You could say that. He had to make the call. That doesn't change the fact that it was a crime against humanity to incinerate hundreds of thousands of people in the blink of an eye. That was a horrific deed. There's just no way around it. Necessary? Okay. You could persuade me of that. But that would not detract from the fact that it was a horrific deed. Your hands are drenched with blood.
Notice that the Japanese, they got past it. The essence of Japaneseness is not hating America for what it did. It would be good if Palestinians could approach it that way, too. To move on. To allow that things happened that were not fair. Things happened that were even quite brutal. But that to be a Palestinian is to be many things, many wonderful things, but the essence of being Palestinian is not hating what Israel did. I don't see that. And I pity them for that. That's all.
Wow. Those polling numbers you cited, if they are accurate, erase any legitimacy for a cease-fire. If Gazans are so upset by the consequences of what Hamas did, they could point out the Hamas soldiers among the population. They could show where the tunnels are, where ammunition is stored. They do none of this. They support the butchers that started all this. If they could pick up a rifle and shoot an Israeli (or an American for that matter-) most would do it in a heartbeat. Maybe they should have thought of this before they decided to butcher, torture, rape and murder civilians, from babies to the elderly. From where I sit, Israel can stop hostilities when they damn well please.
I have to say I think this is the first time I have strongly disagreed with Glenn's conclusions. it's not due to the polling numbers, inflated now but nothing surprising, but it's due to the fact that on October 7th, relative morality ended.. at least for me.

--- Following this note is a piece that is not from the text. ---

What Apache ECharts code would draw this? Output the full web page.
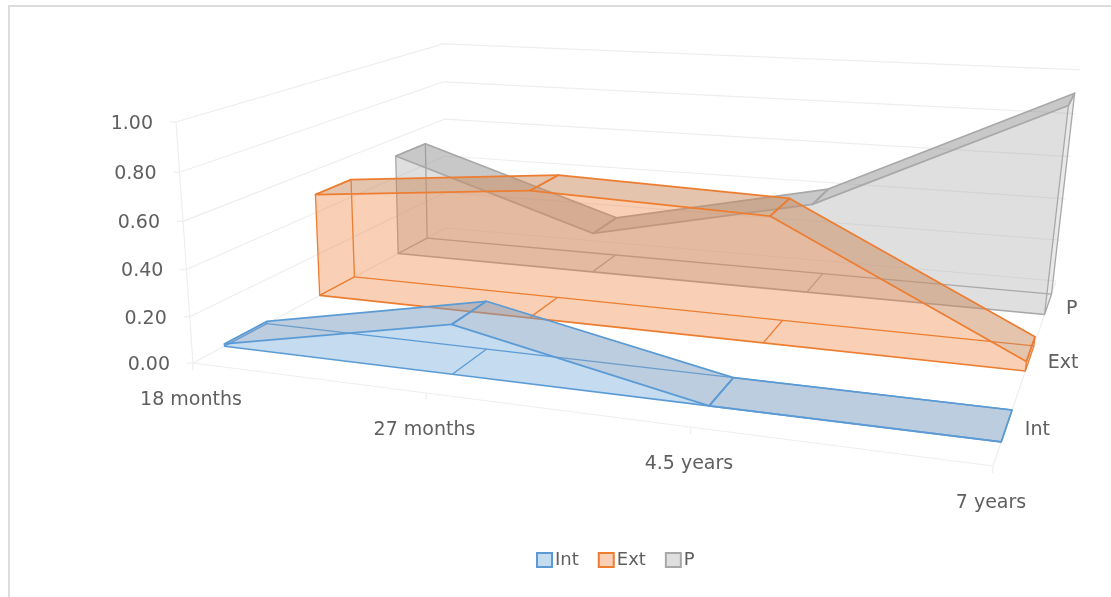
<!DOCTYPE html>
<html>
<head>
<meta charset="utf-8">
<title>Int, Ext and P by age</title>
<style>html,body{margin:0;padding:0;background:#fff}#chart{width:1111px;height:597px}</style>
<script src="https://cdn.jsdelivr.net/npm/echarts@6/dist/echarts.min.js"></script>
</head>
<body>
<div id="chart"></div>
<script>
// Chart content
const categories = ['18 months', '27 months', '4.5 years', '7 years'];
const seriesNames = ['Int', 'Ext', 'P'];
const intValues = [0.01, 0.21, 0.0, 0.0];
const extValues = [0.485, 0.58, 0.55, 0.04];
const pValues = [0.51, 0.195, 0.42, 0.93];
const valueTicks = [0, 0.2, 0.4, 0.6, 0.8, 1.0];

// Perspective box the chart stands in: floor corners and the top of the front-left edge.
const FLOOR = { fl: [193, 363], fr: [993, 466], bl: [446, 228], br: [1056, 281] };
const TOP_FL = [176, 122];
const LIFT_W = -0.05;

const sx = FLOOR.fl[0] - FLOOR.fr[0] + FLOOR.br[0] - FLOOR.bl[0];
const sy = FLOOR.fl[1] - FLOOR.fr[1] + FLOOR.br[1] - FLOOR.bl[1];
const d1x = FLOOR.fr[0] - FLOOR.br[0], d1y = FLOOR.fr[1] - FLOOR.br[1];
const d2x = FLOOR.bl[0] - FLOOR.br[0], d2y = FLOOR.bl[1] - FLOOR.br[1];
const den = d1x * d2y - d2x * d1y;
const wu = (sx * d2y - d2x * sy) / den;
const wv = (d1x * sy - sx * d1y) / den;

// Maps width (u), depth (v) and height (z), each 0..1, to screen pixels.
function project(u, v, z) {
  const w = 1 + wu * u + wv * v + LIFT_W * z;
  const f = i =>
    ((FLOOR.fr[i] * (1 + wu) - FLOOR.fl[i]) * u +
      (FLOOR.bl[i] * (1 + wv) - FLOOR.fl[i]) * v +
      (TOP_FL[i] * (1 + LIFT_W) - FLOOR.fl[i]) * z +
      FLOOR.fl[i]) / w;
  return [f(0), f(1)];
}

// Reads a category/value pair through the hidden axes and returns unit coordinates.
function toUnit(params, api, cat, value) {
  const c = api.coord([cat, value]);
  const s = params.coordSys;
  return [(c[0] - s.x) / s.width, (s.y + s.height - c[1]) / s.height];
}

const BAND_HALF = 0.07;
const TEXT = '#5f5f5f';
const FONT = '19px "DejaVu Sans"';
const GRID_LINE = '#eeeeee';

const palette = {
  Int: { line: '#5b9bd5', face: 'rgba(91,155,213,0.36)', top: 'rgba(121,155,193,0.5)', end: 'rgba(91,155,213,0.2)' },
  Ext: { line: '#ed7d31', face: 'rgba(237,125,49,0.36)', top: 'rgba(203,137,91,0.5)', end: 'rgba(203,137,91,0.25)' },
  P: { line: '#a8a8a8', face: 'rgba(165,165,165,0.36)', top: 'rgba(145,145,145,0.5)', end: 'rgba(145,145,145,0.2)' }
};

function poly(points, fill, stroke, lineWidth) {
  return {
    type: 'polygon',
    shape: { points },
    style: { fill: fill || 'none', stroke: stroke || 'none', lineWidth: lineWidth || 0, lineJoin: 'round' },
    silent: true
  };
}
function seg(a, b, stroke, lineWidth) {
  return {
    type: 'line',
    shape: { x1: a[0], y1: a[1], x2: b[0], y2: b[1] },
    style: { stroke, lineWidth, fill: 'none' },
    silent: true
  };
}

// One area ribbon: floor outline, end faces, front face and sloped top, one data item per category.
function ribbonRenderer(name, slot) {
  const col = palette[name];
  const vFront = (slot + 0.5) / seriesNames.length - BAND_HALF;
  const vBack = (slot + 0.5) / seriesNames.length + BAND_HALF;
  return function (params, api) {
    const i = params.dataIndex;
    const n = categories.length;
    const at = (j, v, base) => {
      const t = toUnit(params, api, j, base ? 0 : api.value(1, j));
      return project(t[0], v, t[1]);
    };
    const kids = [];
    if (i === 0 || i === n - 1) {
      const endFill = i === 0 ? null : col.end;
      kids.push(poly([at(i, vFront, true), at(i, vBack, true), at(i, vBack), at(i, vFront)], endFill, col.line, 1.3));
    }
    if (i === 0) {
      const front = [];
      for (let j = 0; j < n; j++) front.push(at(j, vFront));
      for (let j = n - 1; j >= 0; j--) front.push(at(j, vFront, true));
      kids.push(poly(front, col.face, null, 0));
    }
    if (i < n - 1) {
      kids.push(seg(at(i, vBack, true), at(i + 1, vBack, true), col.line, 1.3));
      kids.push(seg(at(i, vFront, true), at(i + 1, vFront, true), col.line, 1.6));
      kids.push(poly([at(i, vFront), at(i, vBack), at(i + 1, vBack), at(i + 1, vFront)], col.top, col.line, 1.7));
    }
    if (i > 0 && i < n - 1) {
      kids.push(seg(at(i, vFront, true), at(i, vBack, true), col.line, 1.3));
    }
    return { type: 'group', children: kids };
  };
}

function ribbon(name, slot, values, z) {
  const col = palette[name];
  return {
    type: 'custom',
    name,
    z,
    silent: true,
    coordinateSystem: 'cartesian2d',
    itemStyle: { color: col.face, borderColor: col.line, borderWidth: 2 },
    encode: { x: 0, y: 1 },
    data: values.map((v, i) => [i, v]),
    renderItem: ribbonRenderer(name, slot),
    clip: false
  };
}

// Value gridlines across the left and back walls, with value labels on the front-left edge.
const valueFrame = {
  type: 'custom',
  z: 1,
  silent: true,
  encode: { x: 0, y: 1 },
  data: valueTicks.map(t => [0, t]),
  clip: false,
  renderItem(params, api) {
    const t = toUnit(params, api, 0, api.value(1));
    const h = t[1];
    const a = project(0, 0, h), b = project(0, 1, h), c = project(1, 1, h);
    const kids = [
      seg(a, b, GRID_LINE, 1.2),
      seg(b, c, GRID_LINE, 1.2),
      seg([a[0] - 6, a[1]], a, GRID_LINE, 1.2),
      {
        type: 'text',
        silent: true,
        style: { text: api.value(1).toFixed(2), x: a[0] - 23, y: a[1] + 2, fill: TEXT, font: FONT, align: 'right', verticalAlign: 'middle' }
      }
    ];
    if (params.dataIndex === 0) {
      const top = toUnit(params, api, 0, 1)[1];
      kids.push(seg(a, project(0, 0, top), GRID_LINE, 1.2));
      kids.push(seg(a, project(1, 0, h), GRID_LINE, 1.2));
      kids.push(seg(project(1, 0, h), project(1, 1, h), GRID_LINE, 1.2));
    }
    return { type: 'group', children: kids };
  }
};

// Category ticks and labels along the front edge of the floor.
const categoryFrame = {
  type: 'custom',
  z: 1,
  silent: true,
  encode: { x: 0, y: 1 },
  data: categories.map((c, i) => [i, 0]),
  clip: false,
  renderItem(params, api) {
    const i = params.dataIndex;
    const t = toUnit(params, api, i, 0);
    const p = project(t[0], 0, 0);
    return {
      type: 'group',
      children: [
        seg(p, [p[0] - 0.5, p[1] + 7], GRID_LINE, 1.2),
        {
          type: 'text',
          silent: true,
          style: { text: categories[i], x: p[0] - 2, y: p[1] + 37, fill: TEXT, font: FONT, align: 'center', verticalAlign: 'middle' }
        }
      ]
    };
  }
};

// Series names along the right edge of the floor.
const depthFrame = {
  type: 'custom',
  z: 1,
  silent: true,
  encode: { x: 0, y: 1 },
  data: seriesNames.map((s, i) => [categories.length - 1, 0]),
  clip: false,
  renderItem(params, api) {
    const i = params.dataIndex;
    const t = toUnit(params, api, api.value(0), 0);
    const p = project(t[0], (i + 0.5) / seriesNames.length, 0);
    return {
      type: 'text',
      silent: true,
      style: { text: seriesNames[i], x: p[0] + 18, y: p[1] + 5, fill: TEXT, font: FONT, align: 'left', verticalAlign: 'middle' }
    };
  }
};

const chart = echarts.init(document.getElementById('chart'), null, { renderer: 'canvas' });
chart.setOption({
  animation: false,
  backgroundColor: '#ffffff',
  grid: { left: 100, top: 100, width: 800, height: 300, show: false },
  xAxis: { type: 'category', boundaryGap: false, data: categories, show: false },
  yAxis: { type: 'value', min: 0, max: 1, show: false },
  legend: {
    data: seriesNames,
    left: 531,
    top: 546,
    itemWidth: 15,
    itemHeight: 14,
    itemGap: 19,
    icon: 'rect',
    selectedMode: false,
    textStyle: { color: TEXT, fontFamily: 'DejaVu Sans', fontSize: 18, padding: [0, 0, 0, -2] }
  },
  graphic: [
    { type: 'rect', shape: { x: 8, y: 5, width: 1103, height: 2 }, style: { fill: '#dcdcdc' }, silent: true },
    { type: 'rect', shape: { x: 8, y: 5, width: 2, height: 592 }, style: { fill: '#dcdcdc' }, silent: true }
  ],
  series: [
    valueFrame,
    categoryFrame,
    depthFrame,
    ribbon('P', 2, pValues, 3),
    ribbon('Ext', 1, extValues, 4),
    ribbon('Int', 0, intValues, 5)
  ]
});
</script>
</body>
</html>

The comparison to Hiroshima does not work for me---and here is why. October 7th was personal and barbaric whereas Israel's response is calculated and strategic. That matters here.
On. October 7 evil entered Israel, then proceeded to personally and jubiliantly rape, brutalize, and dismember innocent Israelis. Israel's strategic response, after warning Palestinians to flee, was to clear the way so they could get to the tunnels. There's no moral equivalency here.
On one side you say Israel has a right too defend itself but on another you add "up to a point." Further, "the point' gets to be determined by Hamas and their brilliant PR campaign that got even you, Glenn, to point the finger in the wrong dimension.
So your ultimate conclusion is that Israel does not have a right to self defend. Period.
Further, a ceasefire means Israeli defense effectiveness is predicatedad on Hamas" brilliant PR campaign designed to keep the finger pointed at Israel, the oppressor.
John spoke the truth when he said "Hamas can't do that again, under no sense of morality, under no sense of the evolution of the human species."
Yes, the situation in Gaza is horrific and unacceptable. Who is responsible for that? The brutal fact that Gazans have no place to go isn't on Israel. It's own neighbors refuse them entry but somehow Israel is solely responsible for their post October 7 reality? Glenn, man, c'mon!!